Colin Ross sold such an instrument, in D, in Edinburgh in 1982. These instruments are now referred to as Scottish smallpipes; they are similar to, though having significant differences from, surviving historical examples. In particular, the modern instruments are larger, and hence lower pitched.

He had become a full-time pipemaker from 1978, and also taught a pipemaking class at Killingworth from about this time. One major achievement of his as a pipemaker was to standardise hole spacings and reeds, so that his pipes are reliably in tune with one another. When he started piping, it had been notoriously hard for pipers to play together; hole spacings and reeds were not standardised, so different instruments might commonly have pitches differing by up to a semitone. Now there is a de facto pitch standard, and ensemble playing is common.

==Leadership and awards==
Ross served as the Chairman of the Northumbrian Pipers' Society from 1968 to 1980, and again from 1992, stepping down in 2010. During both tenures, the Society published a substantial body of music, notably in 1970 a new expanded edition of the Society's first tunebook, and in 1980 the facsimile edition of Peacock's tunebook, an important historical source.
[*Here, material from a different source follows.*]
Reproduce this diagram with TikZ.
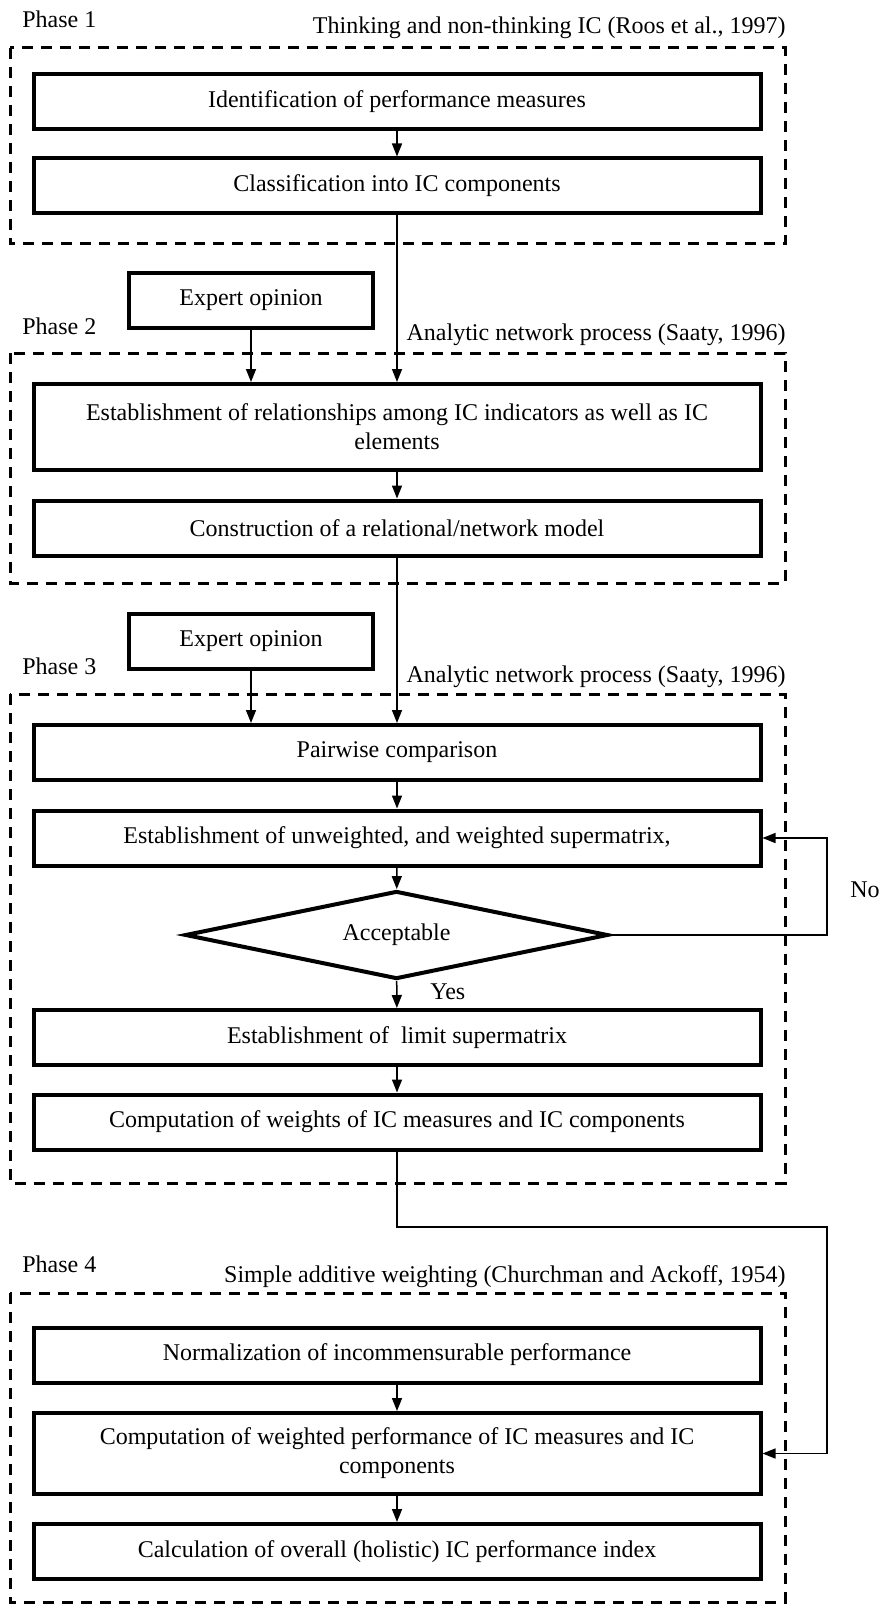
\documentclass[tikz,border=0pt]{standalone}
\usepackage{amsmath, amssymb, amsfonts, tikz}
\usepackage{fontspec}
\setmainfont{Liberation Serif}
\usetikzlibrary{arrows.meta, shapes.geometric}

\begin{document}
\begin{tikzpicture}[
    x=0.5pt, y=-0.5pt,
    font=\fontsize{12}{14.5}\selectfont,
    stepbox/.style={draw, line width=2pt, minimum width=363.5pt, minimum height=27.5pt, align=center, inner sep=2pt},
    expertbox/.style={draw, line width=2pt, minimum width=122pt, minimum height=27.5pt, inner sep=2pt},
    phasebox/.style={draw, line width=1.5pt, dash pattern=on 5.5pt off 4pt},
    link/.style={line width=0.75pt, -{Triangle[length=6.5pt, width=5pt]}},
    tag/.style={inner sep=0pt}
]
    \useasboundingbox (0,0) rectangle (881,1605);

    % 1. Phase frames and their captions
    \draw[phasebox] (10,48) rectangle (785,244);
    \draw[phasebox] (10,353) rectangle (785,583);
    \draw[phasebox] (10,694) rectangle (785,1183);
    \draw[phasebox] (10,1293) rectangle (785,1602);

    \node[tag, anchor=base west] (p1) at (22,28) {Phase 1};
    \node[tag, anchor=base east] (m1) at (786,34) {Thinking and non-thinking IC (Roos et al., 1997)};
    \node[tag, anchor=base west] (p2) at (22,334) {Phase 2};
    \node[tag, anchor=base east] (m2) at (786,340) {Analytic network process (Saaty, 1996)};
    \node[tag, anchor=base west] (p3) at (22,674) {Phase 3};
    \node[tag, anchor=base east] (m3) at (786,682) {Analytic network process (Saaty, 1996)};
    \node[tag, anchor=base west] (p4) at (22,1272) {Phase 4};
    \node[tag, anchor=base east] (m4) at (786,1282) {Simple additive weighting (Churchman and Ackoff, 1954)};

    % 2. Steps
    \node[stepbox] (ident) at (397,101.5) {Identification of performance measures};
    \node[stepbox] (classif) at (397,186) {Classification into IC components};

    \node[expertbox] (expert1) at (251,300.5) {Expert opinion};
    \node[stepbox, minimum height=43pt] (relation) at (397,427) {Establishment of relationships among IC indicators as well as IC\\ elements};
    \node[stepbox] (construct) at (397,528) {Construction of a relational/network model};

    \node[expertbox] (expert2) at (251,641.5) {Expert opinion};
    \node[stepbox] (pairwise) at (397,752.5) {Pairwise comparison};
    \node[stepbox] (unweighted) at (397,838) {Establishment of unweighted, and weighted supermatrix,};
    \node[draw, diamond, shape aspect=5, line width=2pt, minimum width=211.5pt, minimum height=44pt, inner sep=0pt] (accept) at (396.5,935) {Acceptable};
    \node[stepbox] (limit) at (397,1037.5) {Establishment of\ \ limit supermatrix};
    \node[stepbox] (weights) at (397,1122) {Computation of weights of IC measures and IC components};

    \node[stepbox] (normal) at (397,1355) {Normalization of incommensurable performance};
    \node[stepbox, minimum height=40.5pt] (weighted) at (397,1453.5) {Computation of weighted performance of IC measures and IC\\ components};
    \node[stepbox] (calc) at (397,1551.5) {Calculation of overall (holistic) IC performance index};

    % 3. Connectors
    \coordinate (noback) at (827,935);
    \coordinate (jump) at (827,1227);

    \draw[link] (ident) -- (classif);
    \draw[link] (classif) -- (relation);
    \draw[link] (expert1.south) -- (expert1.south |- relation.north);
    \draw[link] (relation) -- (construct);
    \draw[link] (construct) -- (pairwise);
    \draw[link] (expert2.south) -- (expert2.south |- pairwise.north);
    \draw[link] (pairwise) -- (unweighted);
    \draw[link] (unweighted) -- (accept);
    \draw[link] (accept) -- (limit);
    \draw[link] (accept.east) -- (noback) |- (unweighted.east);
    \draw[link] (limit) -- (weights);
    \draw[link] (weights.south) |- (jump) |- (weighted.east);
    \draw[link] (normal) -- (weighted);
    \draw[link] (weighted) -- (calc);

    \node[tag, anchor=base west] (yes) at (430,999) {Yes};
    \node[tag, anchor=base west] (no) at (850,897) {No};

\end{tikzpicture}
\end{document}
More recently in 1997 he co-edited with Julia Say, a book of the tunes of Billy Pigg, researched by Adrian Schofield.

In 2008 he was awarded the Gold Badge of the English Folk Dance and Song Society. This is awarded to 'Those who have made unique or outstanding contributions to the art or science of folk dance, music or song; or those who have rendered distinguished service to the aims of the Society through their exceptional contribution.' It is the highest award the Society confers.

In May 2010, the Northumbrian Pipers' Society celebrated his long and distinguished contribution to piping and to the Society with a concert in his honour at the King's Hall, Newcastle University. Fittingly, most of the performers were playing pipes made by Colin Ross himself.

==Death==
Ross died on 27 May 2019.

==Published works==
- Reedmaking for Northumbrian and Scottish Smallpipes published by B & J Say Smallpipes ISBN 0-9542402-0-0

==Discography==
- No Roses, Albion Country Band, Pegasus, 1971.
- The Bonnie Pit Laddie (with the High Level Ranters), TSCD486.
- Northumberland Forever – Traditional Dance & Song From The North East (with the High Level Ranters)
- The Wind in the Reeds, TSCD529 (1976, 1980, Topic, 2001).
- Along the Coaly Tyne, TSCD498.
- Cut and Dry Dolly, Topic 12TS278, 1977.
- Cut and Dry 2, Topic 12TS413, 1981.
- Spirit of the Border: Northumbrian Traditional Music Nimbus NI5615, 1999.
- Northumberland Rant: Traditional Music From England. Smithsonian Folkways Recordings SFW 40473, 1999.